Bristol teens explore future impact of robots

Issue date: 02 July 2009

Walking with Robots Robotic Visions
Wednesday 8 July 2009
Explore-At-Bristol, Harbourside, Bristol

Young people and teenagers from Bristol and the surrounding area are being offered an exciting opportunity to explore their visions of the future, particularly in relation to the roles that robots will play. Working with robotics experts and science communicators from Explore-At-Bristol, the project aims to provide a unique platform for a two-way discussion and debate between young people and robotics researchers.

Award winning Science Communicator, Dr Karen Bultitude, and Dr Claire Rocks from Walking with Robots, are teaming up with the Bristol Robotics Laboratory at the University of the West of England and the Learning Team at Explore-At-Bristol for the first in a series of five Robotic Visions conferences that will be held all around the UK throughout the summer and autumn.

The Bristol conference is taking place on 8 July 2009 at Explore and this will be followed by similar events in Newcastle, Aberystwyth, Glasgow and Oxford. In each case the researchers will be working with local schools, experienced science communicators and key robotics research labs.

Project co-ordinator Dr Claire Rocks explains, “Each Robotic Visions conference builds on work started last year when we investigated the ethics of robotics with a small group of students in London at the Royal Academy of Engineering. Very interesting responses arose from this and it was immediately apparent that the outcomes demanded a wider participation with more young people being given the opportunity to contribute to the debate.”

Responses from young people at the London event included:

“We don't need a robot in every part of our lives, don't rely on robots or let them take over. Don't miss out on the value of hard work and real experiences”

“Robots are a good idea - they make for a better/easier future but they are not an easy answer to society's problems. There needs to be a focus on what is needed, what will contribute to society and what is just not wanted.”

Rebeca Medrano Arnaez, Formal Learning Manager at Explore, adds: “We are keen to engage young people of all abilities and source opinions in discussion about developments in robotics as part of this project. Bridging the divide between scientists and the public is one of Explore-At-Bristol's key aims and this conference offers an exciting opportunity for young people to meet robotics researchers in an interactive and inspiring environment.”

Professor Alan Winfield from the Bristol Robotics Laboratory explains “Robots have such an enormous impact on our lives already and the speed at which the research is developing has important repercussions for our futures. This makes it critical that we identify strong ethical principles for future investigations so we are seeking the views of the very people whose lives will be affected by research developments.”

Each conference will consist of two distinct phases, a divergent phase where participants are given the opportunity to explore the uses and potentials of robotics and a convergent phase where the young people will identify key priorities and themes for more in-depth discussion. A list of key recommendations will be then be agreed by the participants, aimed at communicating ideas to different audiences including government, policy makers, other researchers and young people.

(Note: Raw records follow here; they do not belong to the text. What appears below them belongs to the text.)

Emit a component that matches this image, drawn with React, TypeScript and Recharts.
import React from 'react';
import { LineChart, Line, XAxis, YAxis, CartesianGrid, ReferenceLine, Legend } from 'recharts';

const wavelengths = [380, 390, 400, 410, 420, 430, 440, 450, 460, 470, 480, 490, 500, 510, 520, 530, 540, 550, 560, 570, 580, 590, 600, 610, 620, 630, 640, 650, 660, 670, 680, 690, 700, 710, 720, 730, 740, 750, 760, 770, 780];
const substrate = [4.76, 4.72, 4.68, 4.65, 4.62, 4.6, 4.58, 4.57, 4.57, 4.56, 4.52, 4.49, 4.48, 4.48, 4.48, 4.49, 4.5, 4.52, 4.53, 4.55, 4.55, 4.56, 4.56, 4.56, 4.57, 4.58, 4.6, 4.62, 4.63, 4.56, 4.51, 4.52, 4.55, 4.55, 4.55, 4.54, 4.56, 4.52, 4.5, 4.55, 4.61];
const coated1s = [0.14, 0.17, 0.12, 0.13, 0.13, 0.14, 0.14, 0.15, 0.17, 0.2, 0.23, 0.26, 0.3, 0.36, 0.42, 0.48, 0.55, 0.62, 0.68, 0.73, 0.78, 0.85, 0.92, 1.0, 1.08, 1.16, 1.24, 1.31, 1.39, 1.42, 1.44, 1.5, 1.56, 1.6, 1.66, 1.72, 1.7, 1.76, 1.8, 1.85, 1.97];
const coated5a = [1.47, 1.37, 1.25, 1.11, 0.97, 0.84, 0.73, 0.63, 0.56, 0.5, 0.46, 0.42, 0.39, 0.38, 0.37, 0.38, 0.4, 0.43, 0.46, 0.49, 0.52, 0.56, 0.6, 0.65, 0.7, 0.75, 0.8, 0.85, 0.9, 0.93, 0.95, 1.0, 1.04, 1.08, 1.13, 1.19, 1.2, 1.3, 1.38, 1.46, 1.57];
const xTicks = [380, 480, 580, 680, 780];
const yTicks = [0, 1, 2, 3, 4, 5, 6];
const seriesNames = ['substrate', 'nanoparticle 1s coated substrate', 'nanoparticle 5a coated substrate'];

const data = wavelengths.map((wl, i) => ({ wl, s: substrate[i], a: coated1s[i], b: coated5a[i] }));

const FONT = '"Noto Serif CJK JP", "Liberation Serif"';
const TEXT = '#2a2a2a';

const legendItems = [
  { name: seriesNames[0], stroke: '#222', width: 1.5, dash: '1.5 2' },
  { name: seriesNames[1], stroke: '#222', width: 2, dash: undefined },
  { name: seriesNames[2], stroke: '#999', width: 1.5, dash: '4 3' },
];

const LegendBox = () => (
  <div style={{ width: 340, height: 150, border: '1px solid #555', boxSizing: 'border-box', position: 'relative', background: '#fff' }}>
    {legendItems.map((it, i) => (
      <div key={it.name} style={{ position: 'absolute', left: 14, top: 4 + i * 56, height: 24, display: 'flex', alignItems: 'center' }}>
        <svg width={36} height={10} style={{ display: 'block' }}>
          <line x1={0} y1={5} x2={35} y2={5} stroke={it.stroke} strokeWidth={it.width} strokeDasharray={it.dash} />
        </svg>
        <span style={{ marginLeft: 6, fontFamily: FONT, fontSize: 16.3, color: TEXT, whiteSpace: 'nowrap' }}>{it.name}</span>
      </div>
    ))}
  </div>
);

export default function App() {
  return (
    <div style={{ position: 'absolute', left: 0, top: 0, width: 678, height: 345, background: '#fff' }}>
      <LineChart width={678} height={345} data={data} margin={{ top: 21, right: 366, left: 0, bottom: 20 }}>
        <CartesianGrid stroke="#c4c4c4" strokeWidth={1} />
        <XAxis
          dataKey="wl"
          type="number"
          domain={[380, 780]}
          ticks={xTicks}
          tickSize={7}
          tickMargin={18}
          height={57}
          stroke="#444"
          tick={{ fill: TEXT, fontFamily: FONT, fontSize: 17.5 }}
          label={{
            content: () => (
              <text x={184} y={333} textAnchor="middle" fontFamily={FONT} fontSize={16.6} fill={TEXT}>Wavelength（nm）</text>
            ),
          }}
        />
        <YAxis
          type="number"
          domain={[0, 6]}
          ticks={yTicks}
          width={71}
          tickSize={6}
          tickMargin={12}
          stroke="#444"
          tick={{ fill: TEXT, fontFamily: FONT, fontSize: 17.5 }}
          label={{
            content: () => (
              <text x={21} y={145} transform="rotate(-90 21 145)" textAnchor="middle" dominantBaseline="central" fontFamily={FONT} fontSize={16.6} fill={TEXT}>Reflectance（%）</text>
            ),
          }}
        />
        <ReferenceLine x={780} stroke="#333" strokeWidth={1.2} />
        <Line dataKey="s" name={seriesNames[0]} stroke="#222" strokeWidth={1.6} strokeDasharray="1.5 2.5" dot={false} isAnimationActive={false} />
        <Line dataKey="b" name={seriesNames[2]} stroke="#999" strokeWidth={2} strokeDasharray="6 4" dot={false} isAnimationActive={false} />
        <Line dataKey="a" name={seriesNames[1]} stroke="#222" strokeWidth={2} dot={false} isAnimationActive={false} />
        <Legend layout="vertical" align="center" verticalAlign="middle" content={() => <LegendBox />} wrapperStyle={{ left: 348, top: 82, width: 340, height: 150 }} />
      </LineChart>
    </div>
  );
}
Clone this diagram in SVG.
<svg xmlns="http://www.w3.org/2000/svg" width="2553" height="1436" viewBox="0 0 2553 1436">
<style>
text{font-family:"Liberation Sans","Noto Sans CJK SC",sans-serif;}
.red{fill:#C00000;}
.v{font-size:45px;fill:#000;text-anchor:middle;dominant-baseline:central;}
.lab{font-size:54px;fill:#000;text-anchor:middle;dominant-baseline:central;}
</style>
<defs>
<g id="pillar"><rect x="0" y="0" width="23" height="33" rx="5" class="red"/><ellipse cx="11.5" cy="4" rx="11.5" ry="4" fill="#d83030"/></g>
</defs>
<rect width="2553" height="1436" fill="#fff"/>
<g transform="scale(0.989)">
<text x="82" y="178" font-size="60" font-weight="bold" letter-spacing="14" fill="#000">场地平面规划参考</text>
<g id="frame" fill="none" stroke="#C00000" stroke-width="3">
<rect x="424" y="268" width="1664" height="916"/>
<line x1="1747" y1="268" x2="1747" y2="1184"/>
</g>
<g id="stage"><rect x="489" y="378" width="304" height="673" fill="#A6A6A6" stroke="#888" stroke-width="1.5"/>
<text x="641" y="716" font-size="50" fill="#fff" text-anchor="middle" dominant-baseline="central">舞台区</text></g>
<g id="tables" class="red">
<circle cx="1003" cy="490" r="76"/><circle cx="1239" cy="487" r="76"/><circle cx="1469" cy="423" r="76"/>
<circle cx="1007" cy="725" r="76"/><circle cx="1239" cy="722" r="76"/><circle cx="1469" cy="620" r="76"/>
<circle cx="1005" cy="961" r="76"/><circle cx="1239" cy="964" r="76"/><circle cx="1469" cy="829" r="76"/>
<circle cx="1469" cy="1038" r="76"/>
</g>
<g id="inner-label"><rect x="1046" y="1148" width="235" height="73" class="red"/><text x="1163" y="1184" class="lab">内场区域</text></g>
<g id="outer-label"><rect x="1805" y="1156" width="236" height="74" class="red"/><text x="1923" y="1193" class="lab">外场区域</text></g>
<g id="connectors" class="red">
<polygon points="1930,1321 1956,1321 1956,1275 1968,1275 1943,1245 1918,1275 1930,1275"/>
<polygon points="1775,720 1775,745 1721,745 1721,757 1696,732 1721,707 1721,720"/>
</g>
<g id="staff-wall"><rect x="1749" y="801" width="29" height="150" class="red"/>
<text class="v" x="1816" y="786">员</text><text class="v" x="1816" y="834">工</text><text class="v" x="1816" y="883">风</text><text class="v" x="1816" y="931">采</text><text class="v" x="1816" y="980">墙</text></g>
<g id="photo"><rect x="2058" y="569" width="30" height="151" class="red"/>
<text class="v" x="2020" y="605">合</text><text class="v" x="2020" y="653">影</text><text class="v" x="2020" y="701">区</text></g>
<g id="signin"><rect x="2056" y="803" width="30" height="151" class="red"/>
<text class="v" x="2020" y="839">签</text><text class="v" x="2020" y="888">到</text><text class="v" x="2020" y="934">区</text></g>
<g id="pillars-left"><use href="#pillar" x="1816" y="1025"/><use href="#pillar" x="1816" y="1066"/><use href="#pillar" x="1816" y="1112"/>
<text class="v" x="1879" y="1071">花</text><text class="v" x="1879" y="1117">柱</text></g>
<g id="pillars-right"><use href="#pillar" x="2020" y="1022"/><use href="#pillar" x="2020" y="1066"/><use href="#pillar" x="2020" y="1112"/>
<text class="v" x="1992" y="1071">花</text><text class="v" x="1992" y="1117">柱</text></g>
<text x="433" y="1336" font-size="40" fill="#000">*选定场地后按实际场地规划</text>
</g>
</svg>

At the end of the conference a shared vision will be presented to local stakeholders including robotics researchers from the Bristol Robotics Laboratory, local government officials and other key representatives interested in the young people's views.

The project leader Dr Karen Bultitude concludes, “At the end of the national tour of Robotic Visions we will make sure that the right people get to hear about our findings by disseminating a report to the policy departments of relevant government bodies and learned institutions and making it available to existing networks. We think it's very important that the students and roboticists get a chance to make their opinions heard in the places that matter.”